KABAR LUWUK – BEM Fisip Untika Partai Politik Krisis Pendidikan Politik,Kampus Tanda Tanya. Universitas Tompotika (UNT) Kembali menyoroti kondisi pendidikan politik di Indonesia, dengan menekankan dampak negatif dari peran partai politik.
Dalam pernyataannya, Ketua BEM FISIP UNTIKA, Dandi Abidina, mengungkapkan kekecewaannya terhadap budaya politik saat ini yang telah menyebabkan krisis pendidikan politik di kalangan mahasiswa. Selasa 6/6/2023.
Menurut Dandi Abidina, pendidikan politik seharusnya menjadi faktor penting dalam meningkatkan partisipasi masyarakat dalam pemilihan umum.
Pendidikan politik tidak hanya sebatas aspek kualitatif, tetapi juga harus mampu memenuhi nilai-nilai luhur yang menjadi dasar bagi kehidupan berbangsa dan bernegara secara fundamental.
Dandi Abidina melanjutkan, “Budaya politik saat ini tidak bisa dipisahkan dari pengaruh partai politik. Komunikasi, tindakan, dan kebiasaan para kader partai politik tidak mencerminkan teladan positif dan produktif yang mempromosikan nilai-nilai luhur bangsa dan negara di kalangan masyarakat.
Politik saat ini lebih cenderung dianggap sebagai ajang pesta dan kesenangan semata bagi para kader politik partai. Fokus mereka terbatas pada kepentingan materi dan nafsu untuk menguasai sumber daya, termasuk memanipulasi pemikiran masyarakat agar terus terjebak dalam pola pikir yang hanya memuaskan keinginan sementara mereka mengumpulkan kekayaan pribadi. Dalam perang politik ini, semua terbungkus dalam pesta pora.”
Selain itu, Ketua BEM FISIP UNTIKA juga menyayangkan seringnya partai politik yang salah mengartikan frasa “Fakir Miskin dan Anak Terlantar Dipelihara Negara”.

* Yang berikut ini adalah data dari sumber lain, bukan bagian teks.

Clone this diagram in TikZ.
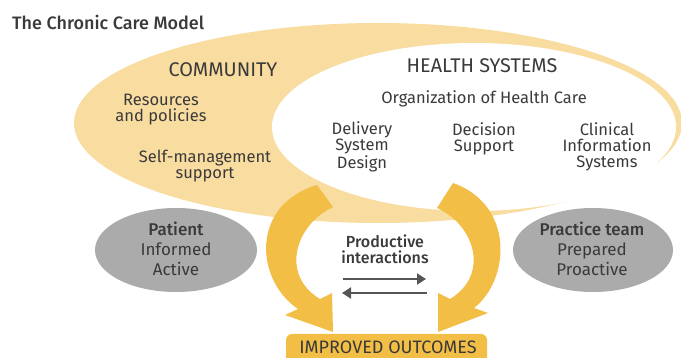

Alih-alih menyelesaikan masalah kemiskinan dan menstabilkan ekonomi masyarakat, partai politik justru terus memelihara kemiskinan, sehingga orang-orang tidak lagi berpikir tentang nilai-nilai kemandirian.
Pada saat pemilihan umum tiba, uang-uang yang dibagikan dianggap penting, meskipun hanya cukup untuk memenuhi kebutuhan sehari-hari.
Dandi menambahkan, “Partai politik menggunakan anggaran pendapatan dan belanja daerah (APBD) yang sebenarnya merupakan uang rakyat yang dikelola oleh negara. Mengapa rakyat harus terus-menerus memohon uang tersebut?”
Dia juga menyoroti fenomena dimana beberapa anggota legislatif yang dulunya adalah calon legislatif (caleg), justru berpikir untuk mengembalikan uangnya lebih dulu.
Menurut mereka, menjadi wakil rakyat adalah urusan bisnis. Mereka berjudi dengan berbagai ketidakpastian, tetapi dengan pasti menggunakan uang sebagai modal.
Dandi menegaskan bahwa kondisi seperti ini sudah cukup menjadi tolak ukur bahwa partai politik saat ini mengkaderisasi anggotanya untuk menduduki posisi tertinggi dalam lingkaran perjuangan rakyat, yang dilakukan secara transaksional di arena pemilihan umum dengan kecepatan tinggi.
Akibatnya, para kader partai dipersiapkan dan diubah sesuai dengan keinginan, baik secara fisik maupun mental, untuk menjalani proses jual-beli penderitaan rakyat demi menjaga keberlangsungan kemiskinan dan meningkatkan jumlah fakir miskin dan anak terlantar.
Dandi mengakhiri pernyataannya dengan mengatakan, “Jika pendidikan politik tidak dilakukan secara komprehensif dan fundamental, maka jangan berharap akan ada pemimpin yang berkualitas dan memiliki konsep pembangunan yang kokoh untuk masyarakat yang bangga.
Jika partai politik gagal melakukan kaderisasi yang baik, maka kampus tidak boleh menjadi budak partai politik yang hanya melahirkan kader-kader penerus bangsa dengan kecenderungan meminta-minta kebijakan.” Pungkasnya.